NOCO Energy Corporation
- Company type: Private
- Industry: Oil and gas
- Founded: 1933; 93 years ago
- Headquarters: Tonawanda, New York
- Number of locations: 30+
- Areas served: Western New York
- Products: Petroleum; Natural gas; Motor fuels; Aviation fuels; Petrochemicals
- Owner: Jim Newman (President)
- Website: noco.com

= NOCO Energy Corporation =

Energy company

NOCO Energy Corporation is a family-owned and operated corporation based in Tonawanda, New York (a suburb of Buffalo). The company specializes in gasoline, commercial fuels, industrial lubricants, bio-products, home energy fuel, and heating and cooling systems.

Until 2019, NOCO operated 39 gas stations in Western New York, under the NOCO Express banner. They exited out of the convenience store business and sold 33 of them to Marathon Petroleum Corp. under the Speedway (store) banner. The other 6 were leased to private owners under their own banners.

==History==
The company was founded in 1933 by Reginald B. Newman; it was incorporated as R.B. Newman Fuel Company on January 12, 1948. Donald F. Newman and Reginald B. Newman II, his sons, joined the company in 1954 and 1960, respectively. With the sons there, the company acquired a new terminal facility and expanded the product lines. The company's first gas station was opened in 1964.

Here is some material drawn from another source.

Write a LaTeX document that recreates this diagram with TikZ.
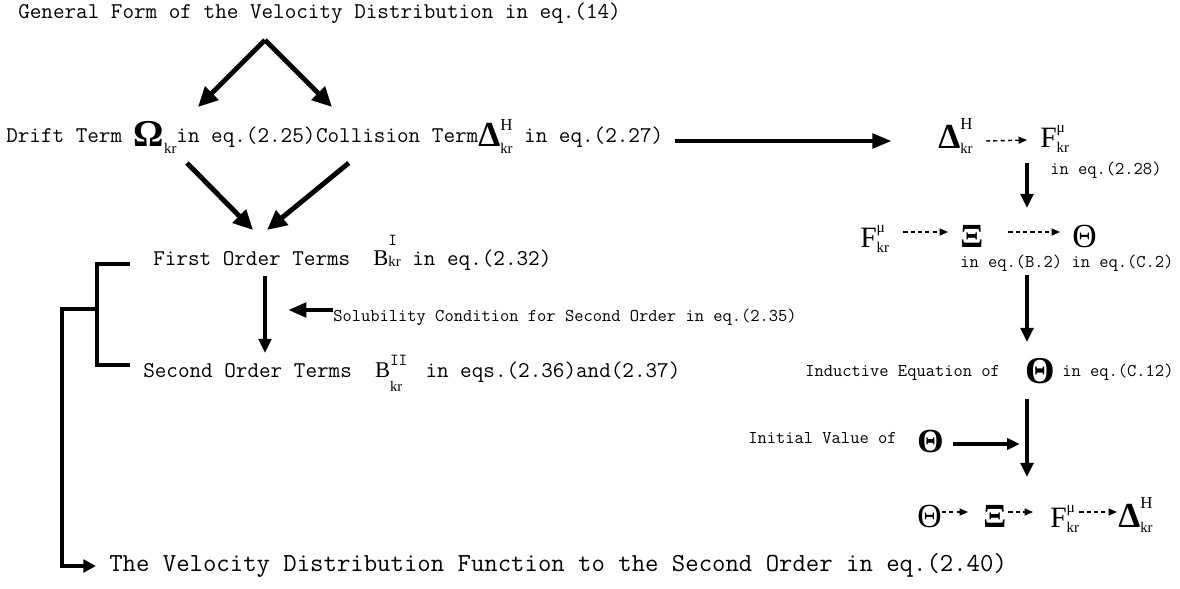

===NOCO Energy Corporation opens first stores in the City of Buffalo===
In March 2014; NOCO bought out a privately owned gas station at Elmwood and Forest. In July, NOCO announced its takeover of another privately owned gas station on Lexington and Elmwood, as well as the Tim Hortons at that location. These being the first two NOCO owned stores in the city proper, NOCO is expected to take over more privately owned gas stations if these two locations do well.